STATED EXERCISE: Copy each line exactly.

DATA EXCERPT:
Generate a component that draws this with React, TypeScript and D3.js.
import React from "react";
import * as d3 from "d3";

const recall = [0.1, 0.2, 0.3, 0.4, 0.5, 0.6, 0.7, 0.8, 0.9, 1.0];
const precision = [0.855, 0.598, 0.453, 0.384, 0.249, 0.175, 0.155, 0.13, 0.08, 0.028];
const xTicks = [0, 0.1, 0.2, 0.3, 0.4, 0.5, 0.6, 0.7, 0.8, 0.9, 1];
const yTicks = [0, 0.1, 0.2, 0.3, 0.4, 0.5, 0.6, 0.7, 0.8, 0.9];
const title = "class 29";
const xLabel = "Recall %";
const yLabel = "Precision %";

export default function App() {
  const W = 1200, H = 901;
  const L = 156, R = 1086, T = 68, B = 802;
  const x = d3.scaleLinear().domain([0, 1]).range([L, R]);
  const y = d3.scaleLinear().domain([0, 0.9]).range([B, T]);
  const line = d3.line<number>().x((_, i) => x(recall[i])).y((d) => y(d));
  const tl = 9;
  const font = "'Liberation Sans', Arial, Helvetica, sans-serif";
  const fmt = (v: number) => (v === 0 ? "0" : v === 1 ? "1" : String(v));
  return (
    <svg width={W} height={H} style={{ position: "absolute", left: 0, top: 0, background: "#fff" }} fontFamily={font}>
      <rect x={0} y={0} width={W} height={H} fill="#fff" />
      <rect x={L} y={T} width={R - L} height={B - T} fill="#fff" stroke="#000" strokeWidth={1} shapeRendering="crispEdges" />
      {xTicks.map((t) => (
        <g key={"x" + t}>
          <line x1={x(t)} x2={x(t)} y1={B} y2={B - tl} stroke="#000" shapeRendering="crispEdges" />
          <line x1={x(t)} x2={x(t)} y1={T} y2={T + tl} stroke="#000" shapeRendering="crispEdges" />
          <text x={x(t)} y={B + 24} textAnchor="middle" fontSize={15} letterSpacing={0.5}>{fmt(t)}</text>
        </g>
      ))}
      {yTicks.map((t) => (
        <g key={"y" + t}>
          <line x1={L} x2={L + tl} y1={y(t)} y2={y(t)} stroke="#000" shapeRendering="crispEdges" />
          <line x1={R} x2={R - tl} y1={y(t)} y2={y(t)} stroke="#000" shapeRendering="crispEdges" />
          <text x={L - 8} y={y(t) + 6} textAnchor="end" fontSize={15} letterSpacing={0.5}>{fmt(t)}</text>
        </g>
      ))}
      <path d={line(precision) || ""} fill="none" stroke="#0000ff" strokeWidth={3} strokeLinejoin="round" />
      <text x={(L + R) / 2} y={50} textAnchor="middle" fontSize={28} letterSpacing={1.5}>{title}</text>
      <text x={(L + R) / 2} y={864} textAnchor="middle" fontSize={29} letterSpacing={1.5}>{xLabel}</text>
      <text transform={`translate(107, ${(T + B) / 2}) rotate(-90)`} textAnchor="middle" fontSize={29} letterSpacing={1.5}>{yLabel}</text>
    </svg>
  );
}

TASK SOLUTION:
Generate a component that draws this with React, TypeScript and D3.js.
import React from "react";
import * as d3 from "d3";

const recall = [0.1, 0.2, 0.3, 0.4, 0.5, 0.6, 0.7, 0.8, 0.9, 1.0];
const precision = [0.855, 0.598, 0.453, 0.384, 0.249, 0.175, 0.155, 0.13, 0.08, 0.028];
const xTicks = [0, 0.1, 0.2, 0.3, 0.4, 0.5, 0.6, 0.7, 0.8, 0.9, 1];
const yTicks = [0, 0.1, 0.2, 0.3, 0.4, 0.5, 0.6, 0.7, 0.8, 0.9];
const title = "class 29";
const xLabel = "Recall %";
const yLabel = "Precision %";

export default function App() {
  const W = 1200, H = 901;
  const L = 156, R = 1086, T = 68, B = 802;
  const x = d3.scaleLinear().domain([0, 1]).range([L, R]);
  const y = d3.scaleLinear().domain([0, 0.9]).range([B, T]);
  const line = d3.line<number>().x((_, i) => x(recall[i])).y((d) => y(d));
  const tl = 9;
  const font = "'Liberation Sans', Arial, Helvetica, sans-serif";
  const fmt = (v: number) => (v === 0 ? "0" : v === 1 ? "1" : String(v));
  return (
    <svg width={W} height={H} style={{ position: "absolute", left: 0, top: 0, background: "#fff" }} fontFamily={font}>
      <rect x={0} y={0} width={W} height={H} fill="#fff" />
      <rect x={L} y={T} width={R - L} height={B - T} fill="#fff" stroke="#000" strokeWidth={1} shapeRendering="crispEdges" />
      {xTicks.map((t) => (
        <g key={"x" + t}>
          <line x1={x(t)} x2={x(t)} y1={B} y2={B - tl} stroke="#000" shapeRendering="crispEdges" />
          <line x1={x(t)} x2={x(t)} y1={T} y2={T + tl} stroke="#000" shapeRendering="crispEdges" />
          <text x={x(t)} y={B + 24} textAnchor="middle" fontSize={15} letterSpacing={0.5}>{fmt(t)}</text>
        </g>
      ))}
      {yTicks.map((t) => (
        <g key={"y" + t}>
          <line x1={L} x2={L + tl} y1={y(t)} y2={y(t)} stroke="#000" shapeRendering="crispEdges" />
          <line x1={R} x2={R - tl} y1={y(t)} y2={y(t)} stroke="#000" shapeRendering="crispEdges" />
          <text x={L - 8} y={y(t) + 6} textAnchor="end" fontSize={15} letterSpacing={0.5}>{fmt(t)}</text>
        </g>
      ))}
      <path d={line(precision) || ""} fill="none" stroke="#0000ff" strokeWidth={3} strokeLinejoin="round" />
      <text x={(L + R) / 2} y={50} textAnchor="middle" fontSize={28} letterSpacing={1.5}>{title}</text>
      <text x={(L + R) / 2} y={864} textAnchor="middle" fontSize={29} letterSpacing={1.5}>{xLabel}</text>
      <text transform={`translate(107, ${(T + B) / 2}) rotate(-90)`} textAnchor="middle" fontSize={29} letterSpacing={1.5}>{yLabel}</text>
    </svg>
  );
}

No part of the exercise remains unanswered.